Required task >>
Only the lines from the top of the listing below to the line that has "const s4y = [17.6, 12.34, 10.2, 9.15, 8.7, 8.39, 8.39, 8.52];" should be echoed, with both ends kept and pictures left out.

■ ■ ■ ■

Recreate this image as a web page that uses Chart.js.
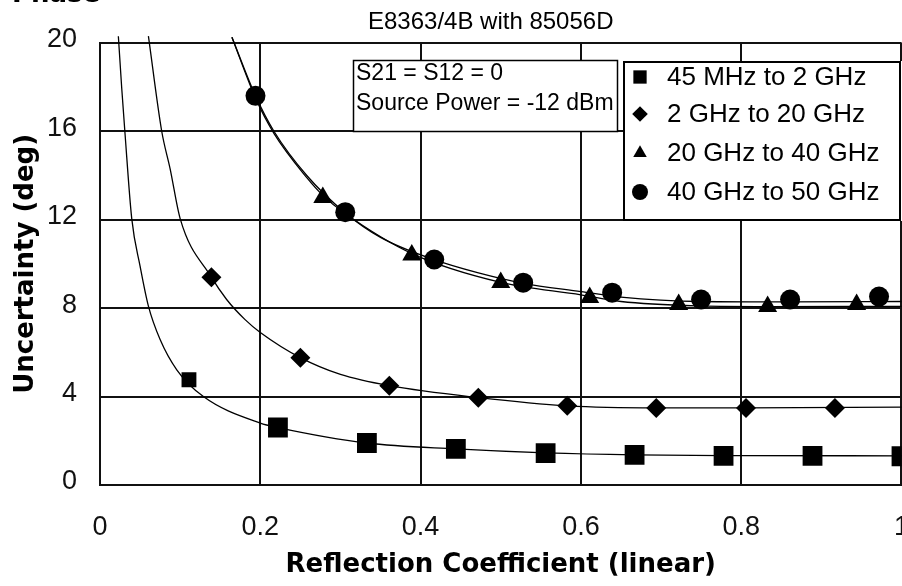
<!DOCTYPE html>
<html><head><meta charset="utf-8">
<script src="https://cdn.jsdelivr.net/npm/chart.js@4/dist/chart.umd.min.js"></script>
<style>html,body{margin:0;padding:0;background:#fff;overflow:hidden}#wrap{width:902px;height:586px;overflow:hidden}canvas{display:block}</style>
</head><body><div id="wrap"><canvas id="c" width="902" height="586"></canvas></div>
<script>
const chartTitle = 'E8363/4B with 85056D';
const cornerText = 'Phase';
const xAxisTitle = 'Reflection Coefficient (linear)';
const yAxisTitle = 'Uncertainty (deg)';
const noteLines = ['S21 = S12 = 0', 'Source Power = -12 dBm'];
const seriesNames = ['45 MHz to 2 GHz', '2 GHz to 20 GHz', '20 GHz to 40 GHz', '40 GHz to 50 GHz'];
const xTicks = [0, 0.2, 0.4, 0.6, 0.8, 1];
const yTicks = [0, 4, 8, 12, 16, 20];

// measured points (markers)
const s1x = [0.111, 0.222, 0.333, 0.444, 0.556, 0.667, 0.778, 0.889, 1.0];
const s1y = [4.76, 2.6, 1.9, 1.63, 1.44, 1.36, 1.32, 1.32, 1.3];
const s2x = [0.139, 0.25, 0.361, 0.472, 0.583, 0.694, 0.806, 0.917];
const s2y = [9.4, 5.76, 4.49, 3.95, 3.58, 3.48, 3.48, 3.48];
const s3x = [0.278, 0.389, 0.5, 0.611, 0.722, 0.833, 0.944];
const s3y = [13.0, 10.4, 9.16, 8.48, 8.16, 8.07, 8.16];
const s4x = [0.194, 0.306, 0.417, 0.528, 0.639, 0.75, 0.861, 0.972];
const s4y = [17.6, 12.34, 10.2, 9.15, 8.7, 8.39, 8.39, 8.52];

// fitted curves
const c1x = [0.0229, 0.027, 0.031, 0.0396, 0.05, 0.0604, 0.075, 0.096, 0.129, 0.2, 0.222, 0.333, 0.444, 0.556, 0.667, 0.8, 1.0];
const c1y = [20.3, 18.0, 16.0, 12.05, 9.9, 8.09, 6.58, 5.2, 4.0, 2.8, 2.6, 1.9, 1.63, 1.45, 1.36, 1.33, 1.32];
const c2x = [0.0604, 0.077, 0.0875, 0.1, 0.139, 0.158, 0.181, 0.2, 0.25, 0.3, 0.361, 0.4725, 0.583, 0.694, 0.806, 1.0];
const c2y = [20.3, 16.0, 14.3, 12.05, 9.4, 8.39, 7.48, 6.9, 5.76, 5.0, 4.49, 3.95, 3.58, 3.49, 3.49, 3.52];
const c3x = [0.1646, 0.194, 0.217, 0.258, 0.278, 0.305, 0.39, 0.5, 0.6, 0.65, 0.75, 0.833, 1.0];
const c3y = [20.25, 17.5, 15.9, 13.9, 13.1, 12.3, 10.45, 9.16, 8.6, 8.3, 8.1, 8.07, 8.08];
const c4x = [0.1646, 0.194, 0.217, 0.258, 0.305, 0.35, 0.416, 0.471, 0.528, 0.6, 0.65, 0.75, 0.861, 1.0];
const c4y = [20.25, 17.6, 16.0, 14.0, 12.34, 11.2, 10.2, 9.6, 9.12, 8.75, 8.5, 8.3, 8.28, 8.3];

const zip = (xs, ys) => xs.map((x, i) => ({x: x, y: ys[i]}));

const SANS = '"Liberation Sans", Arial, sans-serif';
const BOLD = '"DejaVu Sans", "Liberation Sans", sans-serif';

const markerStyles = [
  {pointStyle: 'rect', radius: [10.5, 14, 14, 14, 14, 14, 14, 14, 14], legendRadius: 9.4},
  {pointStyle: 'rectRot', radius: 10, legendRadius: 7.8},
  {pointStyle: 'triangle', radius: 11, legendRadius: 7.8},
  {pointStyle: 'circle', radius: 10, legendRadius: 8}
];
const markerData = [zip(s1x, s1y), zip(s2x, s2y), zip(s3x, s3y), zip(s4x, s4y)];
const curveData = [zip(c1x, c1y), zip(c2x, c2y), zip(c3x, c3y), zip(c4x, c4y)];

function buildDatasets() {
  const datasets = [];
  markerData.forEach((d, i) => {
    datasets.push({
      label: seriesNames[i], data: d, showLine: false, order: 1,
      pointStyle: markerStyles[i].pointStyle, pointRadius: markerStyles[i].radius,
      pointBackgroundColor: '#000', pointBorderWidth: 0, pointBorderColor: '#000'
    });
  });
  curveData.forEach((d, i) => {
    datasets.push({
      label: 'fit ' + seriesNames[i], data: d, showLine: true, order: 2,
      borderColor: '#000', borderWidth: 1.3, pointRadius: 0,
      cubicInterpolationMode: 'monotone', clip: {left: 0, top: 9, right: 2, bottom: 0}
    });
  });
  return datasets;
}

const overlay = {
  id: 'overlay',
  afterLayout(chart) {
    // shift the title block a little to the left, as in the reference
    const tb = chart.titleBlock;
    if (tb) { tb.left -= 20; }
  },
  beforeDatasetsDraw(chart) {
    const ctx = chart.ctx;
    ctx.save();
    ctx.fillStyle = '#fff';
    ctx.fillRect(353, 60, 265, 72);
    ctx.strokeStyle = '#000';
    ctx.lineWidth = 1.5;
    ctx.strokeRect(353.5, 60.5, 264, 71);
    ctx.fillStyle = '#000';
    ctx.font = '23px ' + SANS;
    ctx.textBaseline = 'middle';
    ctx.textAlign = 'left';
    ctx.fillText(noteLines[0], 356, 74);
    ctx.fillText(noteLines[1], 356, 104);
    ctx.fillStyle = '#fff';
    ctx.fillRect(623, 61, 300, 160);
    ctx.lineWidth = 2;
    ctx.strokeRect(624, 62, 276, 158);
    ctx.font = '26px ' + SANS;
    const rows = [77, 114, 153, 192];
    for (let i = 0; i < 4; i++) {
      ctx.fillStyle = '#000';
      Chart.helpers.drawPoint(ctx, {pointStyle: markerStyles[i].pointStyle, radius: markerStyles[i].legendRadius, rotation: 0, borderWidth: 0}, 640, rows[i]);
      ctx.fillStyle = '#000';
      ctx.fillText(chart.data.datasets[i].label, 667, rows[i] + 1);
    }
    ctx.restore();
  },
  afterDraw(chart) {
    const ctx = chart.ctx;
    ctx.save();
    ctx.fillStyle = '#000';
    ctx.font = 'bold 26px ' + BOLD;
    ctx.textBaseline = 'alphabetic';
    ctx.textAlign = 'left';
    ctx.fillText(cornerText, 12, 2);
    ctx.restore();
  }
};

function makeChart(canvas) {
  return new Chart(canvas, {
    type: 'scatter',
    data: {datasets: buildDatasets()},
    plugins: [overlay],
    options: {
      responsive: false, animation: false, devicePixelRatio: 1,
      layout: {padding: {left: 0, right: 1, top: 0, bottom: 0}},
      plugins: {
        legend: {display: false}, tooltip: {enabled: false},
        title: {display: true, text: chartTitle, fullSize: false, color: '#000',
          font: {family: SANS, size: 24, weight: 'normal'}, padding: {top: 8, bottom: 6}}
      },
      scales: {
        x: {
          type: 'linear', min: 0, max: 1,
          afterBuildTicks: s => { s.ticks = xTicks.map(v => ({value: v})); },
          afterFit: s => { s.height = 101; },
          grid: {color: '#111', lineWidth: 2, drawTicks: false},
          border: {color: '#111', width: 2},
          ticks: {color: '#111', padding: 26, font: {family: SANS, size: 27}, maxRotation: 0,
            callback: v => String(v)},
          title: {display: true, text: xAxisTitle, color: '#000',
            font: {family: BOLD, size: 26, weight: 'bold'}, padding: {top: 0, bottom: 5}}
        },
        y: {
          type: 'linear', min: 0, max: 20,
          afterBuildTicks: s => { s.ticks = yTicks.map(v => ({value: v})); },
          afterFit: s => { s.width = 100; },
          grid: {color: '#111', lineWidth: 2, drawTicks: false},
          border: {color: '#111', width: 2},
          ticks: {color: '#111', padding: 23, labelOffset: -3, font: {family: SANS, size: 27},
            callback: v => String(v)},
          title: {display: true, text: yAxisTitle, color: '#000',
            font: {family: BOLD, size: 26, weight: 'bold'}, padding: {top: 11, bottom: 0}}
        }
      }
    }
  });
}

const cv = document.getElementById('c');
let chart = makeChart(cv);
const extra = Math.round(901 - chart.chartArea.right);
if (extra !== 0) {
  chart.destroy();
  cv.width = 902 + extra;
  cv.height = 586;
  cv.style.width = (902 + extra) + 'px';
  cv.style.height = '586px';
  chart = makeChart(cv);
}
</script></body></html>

■ ■ ■ ■

Final result >>
Recreate this image as a web page that uses Chart.js.
<!DOCTYPE html>
<html><head><meta charset="utf-8">
<script src="https://cdn.jsdelivr.net/npm/chart.js@4/dist/chart.umd.min.js"></script>
<style>html,body{margin:0;padding:0;background:#fff;overflow:hidden}#wrap{width:902px;height:586px;overflow:hidden}canvas{display:block}</style>
</head><body><div id="wrap"><canvas id="c" width="902" height="586"></canvas></div>
<script>
const chartTitle = 'E8363/4B with 85056D';
const cornerText = 'Phase';
const xAxisTitle = 'Reflection Coefficient (linear)';
const yAxisTitle = 'Uncertainty (deg)';
const noteLines = ['S21 = S12 = 0', 'Source Power = -12 dBm'];
const seriesNames = ['45 MHz to 2 GHz', '2 GHz to 20 GHz', '20 GHz to 40 GHz', '40 GHz to 50 GHz'];
const xTicks = [0, 0.2, 0.4, 0.6, 0.8, 1];
const yTicks = [0, 4, 8, 12, 16, 20];

// measured points (markers)
const s1x = [0.111, 0.222, 0.333, 0.444, 0.556, 0.667, 0.778, 0.889, 1.0];
const s1y = [4.76, 2.6, 1.9, 1.63, 1.44, 1.36, 1.32, 1.32, 1.3];
const s2x = [0.139, 0.25, 0.361, 0.472, 0.583, 0.694, 0.806, 0.917];
const s2y = [9.4, 5.76, 4.49, 3.95, 3.58, 3.48, 3.48, 3.48];
const s3x = [0.278, 0.389, 0.5, 0.611, 0.722, 0.833, 0.944];
const s3y = [13.0, 10.4, 9.16, 8.48, 8.16, 8.07, 8.16];
const s4x = [0.194, 0.306, 0.417, 0.528, 0.639, 0.75, 0.861, 0.972];
const s4y = [17.6, 12.34, 10.2, 9.15, 8.7, 8.39, 8.39, 8.52];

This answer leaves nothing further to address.